§ Short task
Repeat the lines exactly from the line that contains "Write a Python" through the line that contains "y_ticks = [0.0, 0.1, 0.2, 0.3, 0.4, 0.5, 0.6]"; leave images out and add nothing.

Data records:
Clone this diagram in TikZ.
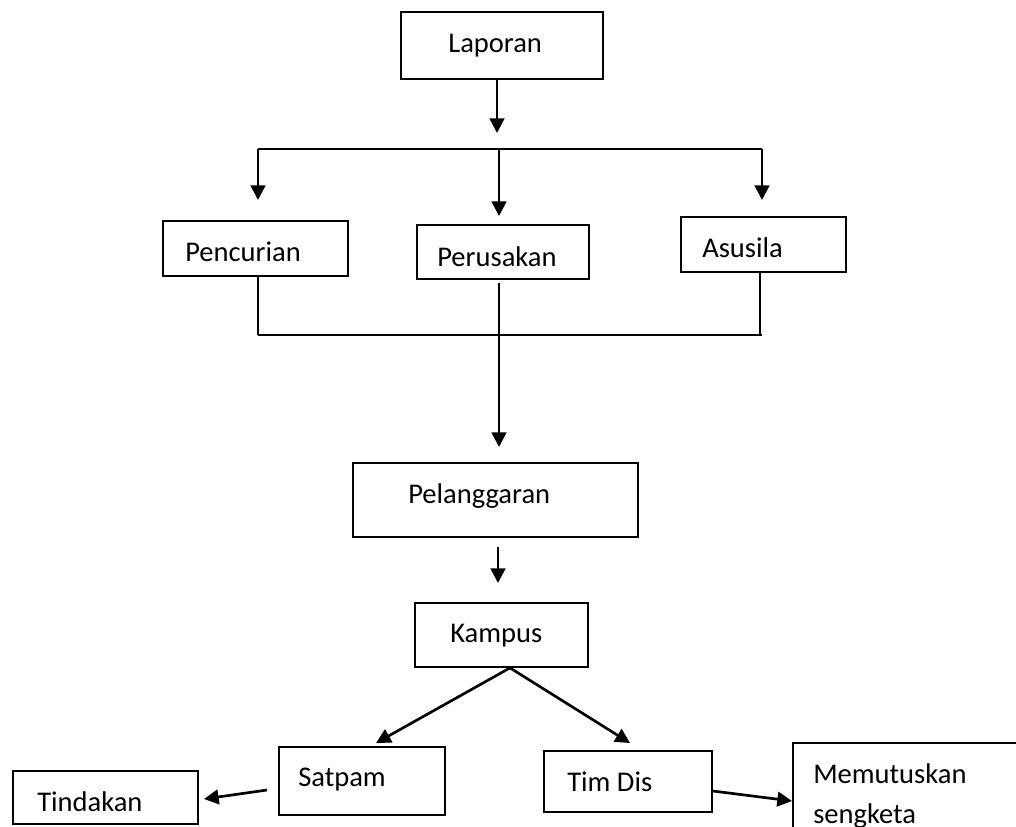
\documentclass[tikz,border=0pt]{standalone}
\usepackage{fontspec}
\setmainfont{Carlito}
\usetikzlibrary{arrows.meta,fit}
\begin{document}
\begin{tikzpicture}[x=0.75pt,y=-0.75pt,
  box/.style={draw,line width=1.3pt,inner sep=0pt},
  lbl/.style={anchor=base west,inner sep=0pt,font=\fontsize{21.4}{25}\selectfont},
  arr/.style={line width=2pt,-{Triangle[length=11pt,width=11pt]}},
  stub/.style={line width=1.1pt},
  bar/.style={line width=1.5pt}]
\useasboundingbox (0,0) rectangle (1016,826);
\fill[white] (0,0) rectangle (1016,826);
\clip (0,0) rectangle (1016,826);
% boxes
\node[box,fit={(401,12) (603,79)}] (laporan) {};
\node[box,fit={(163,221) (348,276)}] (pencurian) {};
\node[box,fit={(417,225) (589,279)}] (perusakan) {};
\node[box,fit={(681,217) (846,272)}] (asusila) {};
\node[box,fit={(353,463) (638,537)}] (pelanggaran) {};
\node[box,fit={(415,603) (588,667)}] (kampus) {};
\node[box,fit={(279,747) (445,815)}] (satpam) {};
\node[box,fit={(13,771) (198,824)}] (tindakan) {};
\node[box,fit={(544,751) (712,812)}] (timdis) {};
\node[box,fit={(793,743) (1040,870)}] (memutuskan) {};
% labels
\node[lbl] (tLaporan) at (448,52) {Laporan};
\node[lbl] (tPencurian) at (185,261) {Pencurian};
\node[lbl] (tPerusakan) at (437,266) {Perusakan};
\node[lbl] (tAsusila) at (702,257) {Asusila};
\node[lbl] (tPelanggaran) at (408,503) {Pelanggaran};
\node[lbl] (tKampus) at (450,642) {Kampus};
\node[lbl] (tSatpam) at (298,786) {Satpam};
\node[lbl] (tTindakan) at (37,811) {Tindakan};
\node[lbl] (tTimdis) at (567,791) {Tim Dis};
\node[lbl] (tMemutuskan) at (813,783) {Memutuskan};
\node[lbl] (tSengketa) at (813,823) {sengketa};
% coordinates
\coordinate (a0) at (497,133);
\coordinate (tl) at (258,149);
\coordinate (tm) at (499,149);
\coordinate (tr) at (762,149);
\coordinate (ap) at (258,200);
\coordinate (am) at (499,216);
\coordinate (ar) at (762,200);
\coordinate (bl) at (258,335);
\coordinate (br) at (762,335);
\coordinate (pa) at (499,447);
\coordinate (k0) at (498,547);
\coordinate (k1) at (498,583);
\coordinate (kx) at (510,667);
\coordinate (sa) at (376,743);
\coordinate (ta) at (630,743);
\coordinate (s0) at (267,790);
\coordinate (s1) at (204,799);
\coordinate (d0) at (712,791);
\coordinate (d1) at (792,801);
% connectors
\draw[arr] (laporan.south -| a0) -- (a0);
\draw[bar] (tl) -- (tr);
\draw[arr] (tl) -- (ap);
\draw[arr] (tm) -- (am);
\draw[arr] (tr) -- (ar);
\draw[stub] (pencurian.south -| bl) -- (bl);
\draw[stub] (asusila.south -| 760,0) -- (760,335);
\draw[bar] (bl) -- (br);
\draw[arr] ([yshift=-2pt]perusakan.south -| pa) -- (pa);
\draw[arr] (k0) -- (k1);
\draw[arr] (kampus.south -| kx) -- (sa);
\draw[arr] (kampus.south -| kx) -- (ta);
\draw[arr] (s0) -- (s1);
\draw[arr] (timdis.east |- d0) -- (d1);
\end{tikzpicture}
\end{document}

--

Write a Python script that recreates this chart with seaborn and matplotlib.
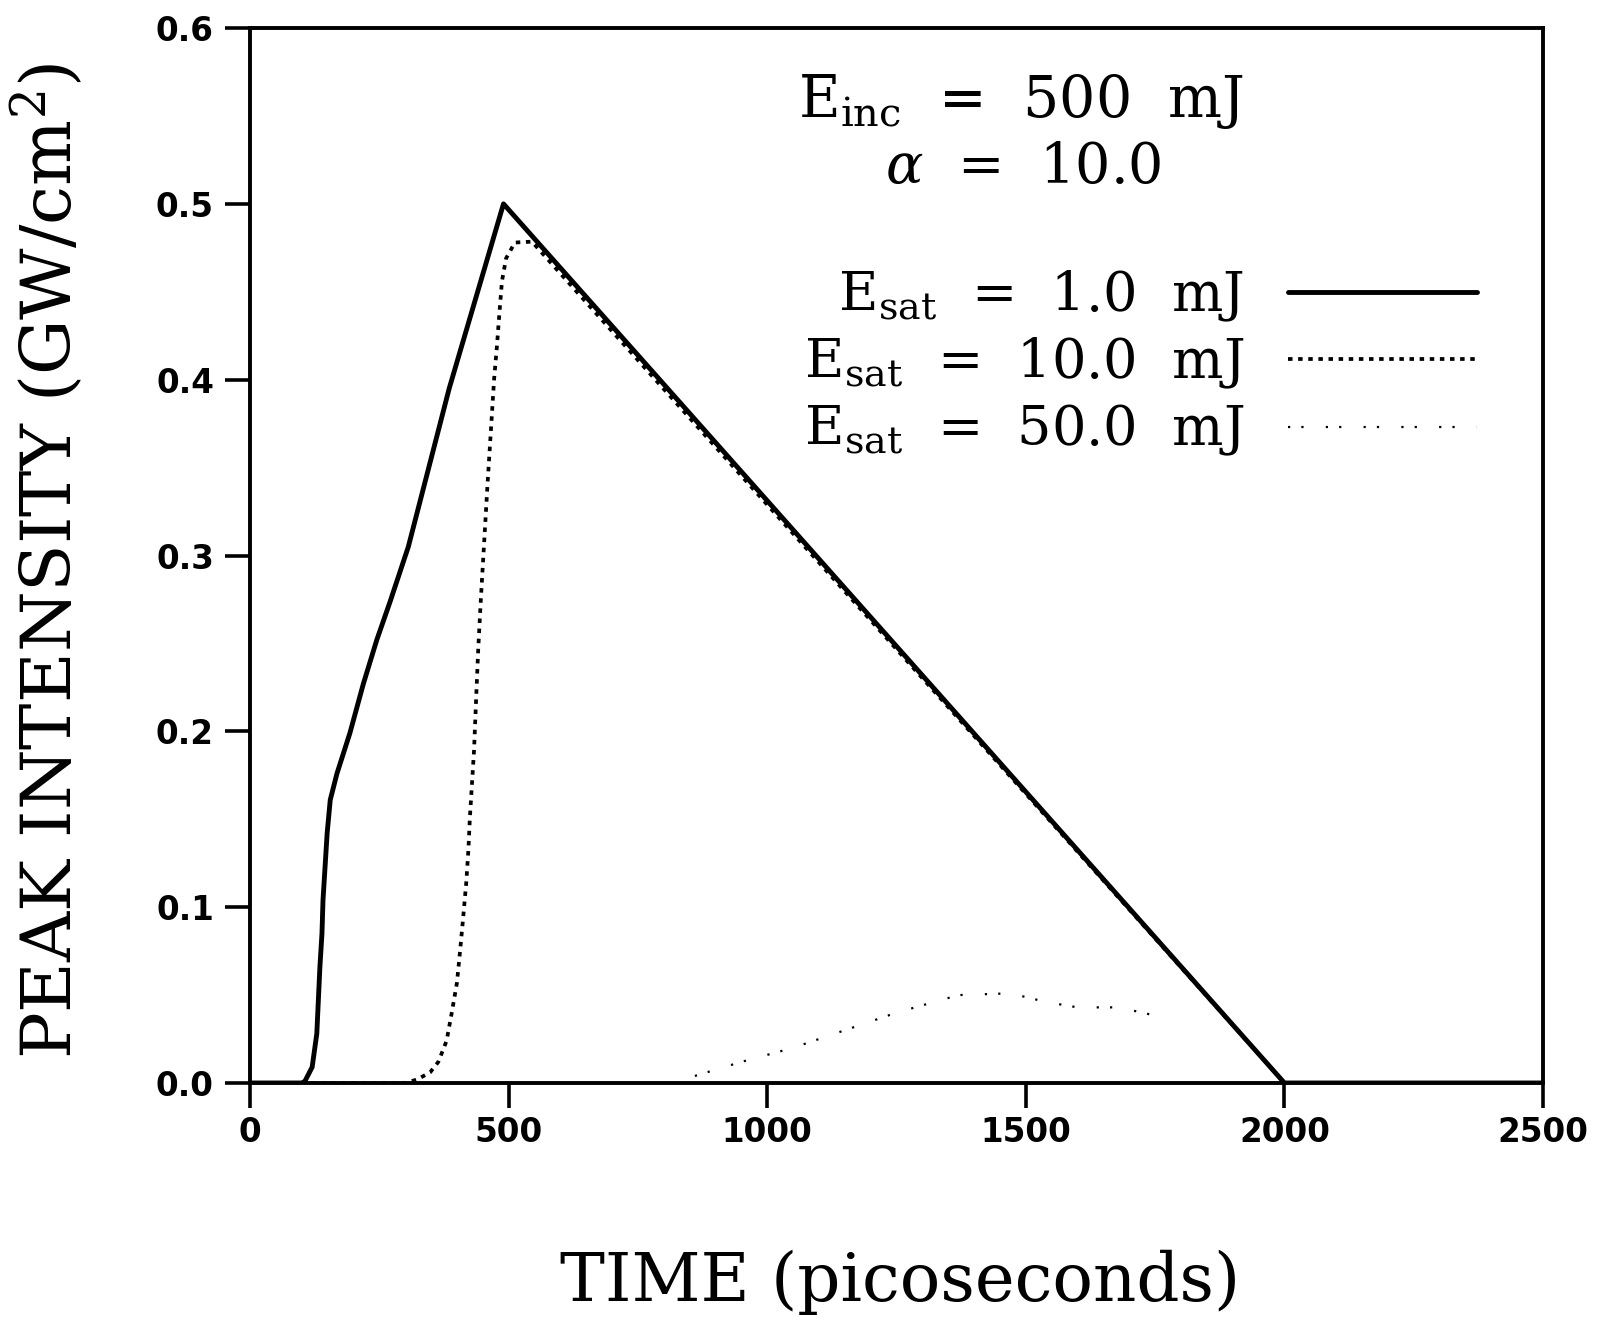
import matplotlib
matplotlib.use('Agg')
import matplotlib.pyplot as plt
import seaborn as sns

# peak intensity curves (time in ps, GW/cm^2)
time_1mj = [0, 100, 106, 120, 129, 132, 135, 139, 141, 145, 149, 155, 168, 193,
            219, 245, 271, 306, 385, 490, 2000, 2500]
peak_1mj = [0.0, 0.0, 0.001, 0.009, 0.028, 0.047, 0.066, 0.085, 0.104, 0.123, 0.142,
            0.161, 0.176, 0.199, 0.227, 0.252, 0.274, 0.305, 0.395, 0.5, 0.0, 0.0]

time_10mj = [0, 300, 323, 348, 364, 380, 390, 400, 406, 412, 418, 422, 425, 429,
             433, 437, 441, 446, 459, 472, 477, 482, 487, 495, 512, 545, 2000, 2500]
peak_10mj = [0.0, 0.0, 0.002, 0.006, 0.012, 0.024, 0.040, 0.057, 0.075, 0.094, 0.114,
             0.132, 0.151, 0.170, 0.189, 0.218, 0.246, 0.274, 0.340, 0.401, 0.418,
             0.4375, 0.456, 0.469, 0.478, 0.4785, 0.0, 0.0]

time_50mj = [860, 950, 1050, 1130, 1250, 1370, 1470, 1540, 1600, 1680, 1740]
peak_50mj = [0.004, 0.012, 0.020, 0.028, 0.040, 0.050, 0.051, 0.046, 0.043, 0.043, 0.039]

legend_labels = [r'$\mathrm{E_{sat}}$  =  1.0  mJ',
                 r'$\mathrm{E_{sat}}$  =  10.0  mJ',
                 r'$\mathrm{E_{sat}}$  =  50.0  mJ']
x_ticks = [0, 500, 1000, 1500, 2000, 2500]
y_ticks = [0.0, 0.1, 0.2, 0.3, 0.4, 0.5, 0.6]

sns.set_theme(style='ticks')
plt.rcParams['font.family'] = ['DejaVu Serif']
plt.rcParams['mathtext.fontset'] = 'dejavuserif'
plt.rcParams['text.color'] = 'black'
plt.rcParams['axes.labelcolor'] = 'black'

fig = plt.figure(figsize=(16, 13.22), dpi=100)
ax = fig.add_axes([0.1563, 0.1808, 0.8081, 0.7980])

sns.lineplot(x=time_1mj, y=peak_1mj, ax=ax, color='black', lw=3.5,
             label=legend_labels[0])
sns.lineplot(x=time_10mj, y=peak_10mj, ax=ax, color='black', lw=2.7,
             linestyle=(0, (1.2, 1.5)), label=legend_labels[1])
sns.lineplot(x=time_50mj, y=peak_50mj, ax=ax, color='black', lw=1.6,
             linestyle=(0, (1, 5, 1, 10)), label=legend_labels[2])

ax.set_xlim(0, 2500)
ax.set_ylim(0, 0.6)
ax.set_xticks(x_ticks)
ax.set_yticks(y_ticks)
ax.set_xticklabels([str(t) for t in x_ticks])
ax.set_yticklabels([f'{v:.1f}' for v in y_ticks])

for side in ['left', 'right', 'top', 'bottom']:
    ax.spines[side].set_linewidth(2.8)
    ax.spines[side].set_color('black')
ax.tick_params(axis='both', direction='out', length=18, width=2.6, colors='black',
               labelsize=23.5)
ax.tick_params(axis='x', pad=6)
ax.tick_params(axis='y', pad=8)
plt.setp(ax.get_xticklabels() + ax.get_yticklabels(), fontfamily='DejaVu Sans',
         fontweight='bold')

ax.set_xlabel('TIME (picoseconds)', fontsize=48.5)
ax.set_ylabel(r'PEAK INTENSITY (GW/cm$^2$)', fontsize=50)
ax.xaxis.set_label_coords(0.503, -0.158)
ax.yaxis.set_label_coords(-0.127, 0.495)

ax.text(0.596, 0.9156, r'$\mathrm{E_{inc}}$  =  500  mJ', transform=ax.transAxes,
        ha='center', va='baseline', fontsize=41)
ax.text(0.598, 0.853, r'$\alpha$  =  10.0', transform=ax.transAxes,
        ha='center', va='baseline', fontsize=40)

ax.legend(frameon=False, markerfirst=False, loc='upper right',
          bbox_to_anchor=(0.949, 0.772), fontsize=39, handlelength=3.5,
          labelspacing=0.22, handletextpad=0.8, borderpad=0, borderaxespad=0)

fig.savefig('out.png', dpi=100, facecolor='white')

§ Answer to the problem
Write a Python script that recreates this chart with seaborn and matplotlib.
import matplotlib
matplotlib.use('Agg')
import matplotlib.pyplot as plt
import seaborn as sns

# peak intensity curves (time in ps, GW/cm^2)
time_1mj = [0, 100, 106, 120, 129, 132, 135, 139, 141, 145, 149, 155, 168, 193,
            219, 245, 271, 306, 385, 490, 2000, 2500]
peak_1mj = [0.0, 0.0, 0.001, 0.009, 0.028, 0.047, 0.066, 0.085, 0.104, 0.123, 0.142,
            0.161, 0.176, 0.199, 0.227, 0.252, 0.274, 0.305, 0.395, 0.5, 0.0, 0.0]

time_10mj = [0, 300, 323, 348, 364, 380, 390, 400, 406, 412, 418, 422, 425, 429,
             433, 437, 441, 446, 459, 472, 477, 482, 487, 495, 512, 545, 2000, 2500]
peak_10mj = [0.0, 0.0, 0.002, 0.006, 0.012, 0.024, 0.040, 0.057, 0.075, 0.094, 0.114,
             0.132, 0.151, 0.170, 0.189, 0.218, 0.246, 0.274, 0.340, 0.401, 0.418,
             0.4375, 0.456, 0.469, 0.478, 0.4785, 0.0, 0.0]

time_50mj = [860, 950, 1050, 1130, 1250, 1370, 1470, 1540, 1600, 1680, 1740]
peak_50mj = [0.004, 0.012, 0.020, 0.028, 0.040, 0.050, 0.051, 0.046, 0.043, 0.043, 0.039]

legend_labels = [r'$\mathrm{E_{sat}}$  =  1.0  mJ',
                 r'$\mathrm{E_{sat}}$  =  10.0  mJ',
                 r'$\mathrm{E_{sat}}$  =  50.0  mJ']
x_ticks = [0, 500, 1000, 1500, 2000, 2500]
y_ticks = [0.0, 0.1, 0.2, 0.3, 0.4, 0.5, 0.6]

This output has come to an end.